Uno, cuando busca la ilusión, cuando
ansía algo insistentemente, una posición, un triunfo, un amor…, vive más de lo
debido. Sí, sí, más de lo que le corresponde. Y no ya en tiempo, no en longevidad, sino en experiencias. Ingiere más de la cuenta y
digiere a duras penas.
Porque si existe un alimento para el alma,
nutritivo, esencial y magnífico, ese es la ilusión, sin duda; Pero de esta también pueden
empacharse los cuerpos. De ilusión porque le digan a uno “te quiero”, de
ilusión por desempeñar el trabajo de tus sueños o por esa vida placentera y
cómoda, ausente de preocupaciones en exceso pesadas. La ilusión provoca hambre
voraz y sed rabiosa. Acelera las decisiones y transforma las manos en avariciosos
instrumentos de acumulación: de amores de poca enjundia, de bienes materiales,
de conocidos de sonoro nombre, de elogios vacuos, de vanidosos logros…

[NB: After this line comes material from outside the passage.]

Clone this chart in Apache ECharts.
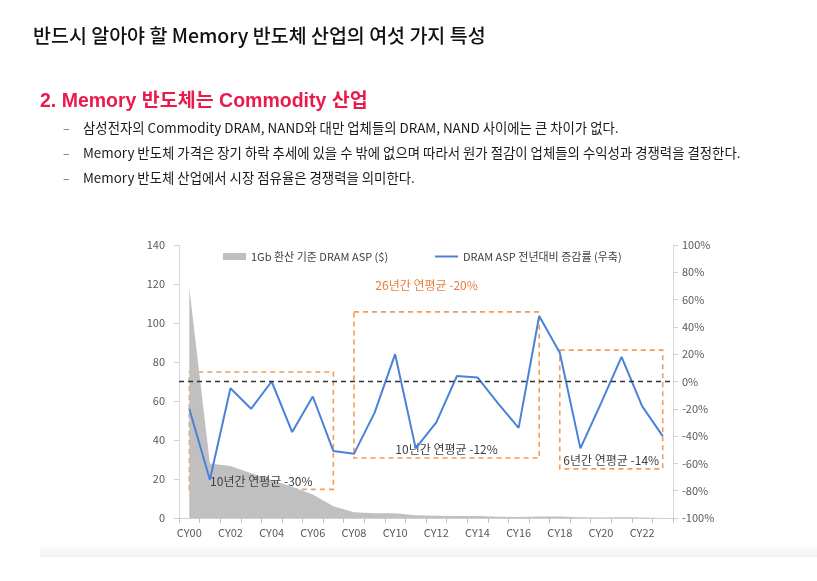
<!DOCTYPE html>
<html>
<head>
<meta charset="utf-8">
<script src="https://cdn.jsdelivr.net/npm/echarts@6/dist/echarts.min.js"></script>
<style>
  html, body { margin: 0; padding: 0; background: #fff; }
  #chart { width: 817px; height: 581px; }
</style>
</head>
<body>
<div id="chart"></div>
<script>
var categories = ['CY00','CY01','CY02','CY03','CY04','CY05','CY06','CY07','CY08','CY09','CY10','CY11',
                  'CY12','CY13','CY14','CY15','CY16','CY17','CY18','CY19','CY20','CY21','CY22','CY23'];
// 1Gb 환산 기준 DRAM ASP ($)
var aspValues = [118, 28, 26.7, 23, 19.5, 16, 12, 6, 3, 2.4, 2.4, 1.4,
                 1.1, 1.0, 1.0, 0.6, 0.5, 0.8, 0.8, 0.4, 0.3, 0.4, 0.3, 0.3];
// DRAM ASP 전년대비 증감률 (%)
var growthValues = [-20, -72, -5, -20, 0, -37, -11, -51, -53, -23, 20, -49,
                    -30, 4, 3, -16, -34, 48, 21, -49, -16, 18, -18, -40];
var leftTicks = [0, 140, 20];
var rightTicks = [-100, 100, 20];
var bullets = [
    '삼성전자의 Commodity DRAM, NAND와 대만 업체들의 DRAM, NAND 사이에는 큰 차이가 없다.',
    'Memory 반도체 가격은 장기 하락 추세에 있을 수 밖에 없으며 따라서 원가 절감이 업체들의 수익성과 경쟁력을 결정한다.',
    'Memory 반도체 산업에서 시장 점유율은 경쟁력을 의미한다.'
];
// 구간 박스: [시작, 끝, 위(%), 아래(%), 라벨]
var periods = [
    ['CY00', 'CY07', 7, -79, '10년간 연평균 -30%'],
    ['CY08', 'CY17', 51, -56, '10년간 연평균 -12%'],
    ['CY18', 'CY23', 23, -64, '6년간 연평균 -14%']
];
var overallLabel = '26년간 연평균 -20%';

var chart = echarts.init(document.getElementById('chart'));

var KR = '"Noto Sans CJK KR", "Noto Sans", sans-serif';
var boxStyle = {
    color: 'rgba(0,0,0,0)',
    borderColor: '#f59b55',
    borderWidth: 1.6,
    borderType: [5, 4]
};

var areaData = periods.map(function (p) {
    return [
        { xAxis: p[0], yAxis: p[2], itemStyle: boxStyle,
          label: { show: true, position: 'insideBottom', distance: 3, formatter: p[4],
                   color: '#404040', fontSize: 12, fontFamily: KR } },
        { xAxis: p[1], yAxis: p[3] }
    ];
});
// 전체 기간 라벨 (두번째 박스 위)
areaData.push([
    { xAxis: periods[1][0], yAxis: periods[1][2],
      itemStyle: { color: 'rgba(0,0,0,0)', borderWidth: 0 },
      label: { show: true, position: 'top', distance: 20, offset: [-20, 0], formatter: overallLabel,
               color: '#e97d3c', fontSize: 12, fontFamily: KR } },
    { xAxis: periods[1][1], yAxis: periods[1][3] }
]);

var graphics = [
    { type: 'text', x: 33, y: 36,
      style: { text: '반드시 알아야 할 Memory 반도체 산업의 여섯 가지 특성', fill: '#111',
               font: '500 19.5px ' + KR, textVerticalAlign: 'middle' } },
    { type: 'text', x: 40, y: 102,
      style: { text: '2. Memory 반도체는 Commodity 산업', fill: '#ea1a4c',
               font: 'bold 19.5px "Liberation Sans", "Noto Sans CJK KR", sans-serif', textVerticalAlign: 'middle' } },
    { type: 'rect', shape: { x: 40, y: 543, width: 777, height: 14 },
      style: { fill: new echarts.graphic.LinearGradient(0, 0, 0, 1, [
          { offset: 0, color: 'rgba(0,0,0,0)' }, { offset: 1, color: 'rgba(0,0,0,0.05)' }]) } }
];
bullets.forEach(function (b, i) {
    graphics.push({ type: 'text', x: 63, y: 128 + i * 25,
        style: { text: '–', fill: '#3a66b0', font: '12px ' + KR, textVerticalAlign: 'middle' } });
    graphics.push({ type: 'text', x: 83, y: 128 + i * 25,
        style: { text: b, fill: '#1a1a1a', font: '13.4px ' + KR, textVerticalAlign: 'middle' } });
});

var option = {
    animation: false,
    backgroundColor: '#fff',
    textStyle: { fontFamily: KR },
    graphic: graphics,
    legend: [
        { left: 218, top: 246, itemWidth: 23, itemHeight: 7, itemGap: 5,
          data: [{ name: '1Gb 환산 기준 DRAM ASP ($)', icon: 'rect' }],
          textStyle: { fontSize: 11, color: '#404040', fontFamily: KR } },
        { left: 430, top: 246, itemWidth: 23, itemHeight: 2,
          data: [{ name: 'DRAM ASP 전년대비 증감률 (우축)', icon: 'rect' }],
          textStyle: { fontSize: 11, color: '#404040', fontFamily: KR } }
    ],
    grid: { left: 179, right: 144, top: 245, bottom: 63 },
    xAxis: {
        type: 'category',
        data: categories,
        boundaryGap: true,
        axisLine: { lineStyle: { color: '#d0d0d0' } },
        axisTick: { show: true, interval: 0, length: 5, lineStyle: { color: '#c0c0c0' } },
        axisLabel: { interval: 1, color: '#595959', fontSize: 11, margin: 9 }
    },
    yAxis: [
        { type: 'value', min: leftTicks[0], max: leftTicks[1], interval: leftTicks[2],
          axisLine: { show: true, lineStyle: { color: '#d9d9d9' } },
          axisTick: { show: true, length: 5, lineStyle: { color: '#d0d0d0' } },
          splitLine: { show: false },
          axisLabel: { color: '#595959', fontSize: 11, margin: 14 } },
        { type: 'value', min: rightTicks[0], max: rightTicks[1], interval: rightTicks[2],
          position: 'right',
          axisLine: { show: true, lineStyle: { color: '#d9d9d9' } },
          axisTick: { show: true, length: 5, lineStyle: { color: '#d0d0d0' } },
          splitLine: { show: false },
          axisLabel: { formatter: '{value}%', color: '#595959', fontSize: 11, margin: 9 } }
    ],
    series: [
        {
            name: '1Gb 환산 기준 DRAM ASP ($)',
            type: 'line',
            yAxisIndex: 0,
            data: aspValues,
            symbol: 'none',
            itemStyle: { color: '#bfbfbf' },
            lineStyle: { width: 0 },
            areaStyle: { color: '#c0c0c0', opacity: 1 },
            z: 1
        },
        {
            name: 'DRAM ASP 전년대비 증감률 (우축)',
            type: 'line',
            yAxisIndex: 1,
            data: growthValues,
            symbol: 'none',
            itemStyle: { color: '#4a82d8' },
            lineStyle: { color: '#4a82d8', width: 2 },
            z: 3,
            markLine: {
                silent: true,
                symbol: 'none',
                label: { show: false },
                lineStyle: { color: '#333', type: [5, 4], width: 1.4 },
                data: [{ yAxis: 0 }]
            },
            markArea: {
                silent: true,
                data: areaData
            }
        }
    ]
};
chart.setOption(option);
</script>
</body>
</html>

Se paga un caro precio caro por engordar
la ilusión…, la ilusión mal entendida, la que habita en la cara oculta, claro
está. Se vive de más. Emociones prescindibles, confusiones evitables, dolores
de cabeza innecesarios y energías malgastadas.
La ilusión pues, siempre en forma y
equilibrada. Sin límites que la mutilen, pero leal a la certera dirección de nuestro deseo.